Afin d’éclairer la lanterne de certains lecteurs, je présente ici deux extraits de textes qui amènent quelques pistes pour la définition de la danse in situ, une pratique assez courante en danse contemporaine et que l’on retrouve parfois au cœur même de certains festivals ou autres manifestations artistiques:
La danse contemporaine issue des expériences des avant-gardes et des ruptures des années soixante-dix est, depuis quelques années, de plus en plus présente hors des théâtres et des studios. Ses formes sont multiples et croisent Hip Hop et butô, acrobatie et gestes de métier, danse de couple et simple déambulation. Son inscription dans l’environnement architectural et humain en révèle la texture et favorise un rapport renouvelé avec les spectateurs.
«À s’aventurer dans des lieux impréparés, rues, places, bords de fleuves, «délaissés», urbains, parcs, manufactures et autres territoires des flux et des activités non artistiques, les danseurs s’exposent à un certain nombre d’inconforts: conditions climatiques, dureté des sols, présence visuelle et sonore de l’environnement, attention flottante des spectateurs, quasi-impossibilité d’utiliser les ressources de la lumière…»1
«Les questions liées au rôle et à la place du public dans l’œuvre de danse contemporaine et celles liées à l’espace de création et de représentation, sont au cœur des démarches de la danse in situ. Elles me semblent à ce titre être révélatrices des problèmes soulevés lorsque la danse sort du théâtre et de l’espace conventionnel occidental du spectacle d’art vivant. A priori, avec la création chorégraphique in situ, le chorégraphe façonne autrement le geste dansé et conçoit autrement l’espace frontal. Par conséquent, il élabore une relation différente entre l’espace de réception et l’espace de représentation telle qu’habituellement fragmentée dans nos théâtres.»2
Quelques liens
Et finalement, fidèle à mon habitude, je propose quelques liens Internet pour peut-être vous rapprocher un peu plus du travail de la compagnie Fleuve | Espace danse, pour vous offrir une porte d’entrée au spectacle 73° Nord, ou simplement pour titiller votre imaginaire.

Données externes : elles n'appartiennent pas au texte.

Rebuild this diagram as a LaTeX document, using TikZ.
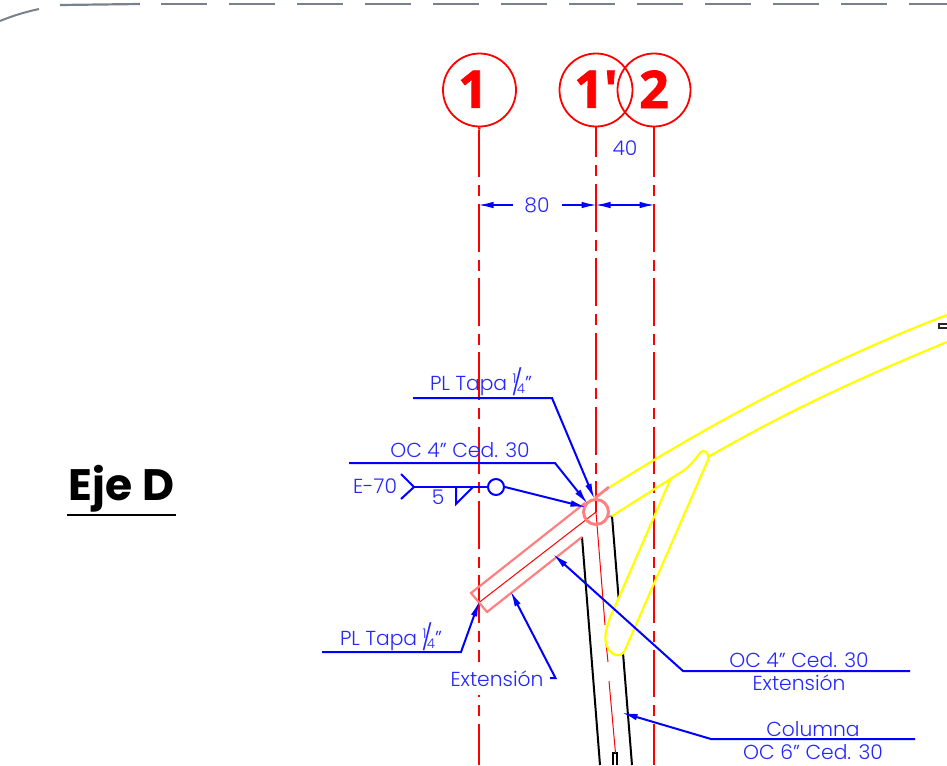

1.- Ce ne sont pas directement les oiseaux migrateurs qui ont inspirés Chantal Caron mais plutôt leurs «cousins» asiatiques : Danse des grues du Japon
2.- Pour s’émerveiller du monde des oiseaux, une très impressionnante volée d’oiseaux dans le ciel : La dance des oiseaux
3.- À mon avis, un des plus beaux oiseaux au monde (le paradisier) dans ses techniques de drague : Le paradisier : techniques de drague
4.- Pour une autre utilisation de la nature du bord de mer. Voir, dans le film de Raoul Ruiz (1986), l’extrait allant de 46:00 à 51:00 qui présente une section de la chorégraphie Mammamme de Jean-Claude Gallotta (On trouve le film sur la deuxième ligne en partant du bas).
1EXTÉRIEUR/DANSE Essai sur la danse dans l’espace public par Sylvie Clidière et Alix de Morant.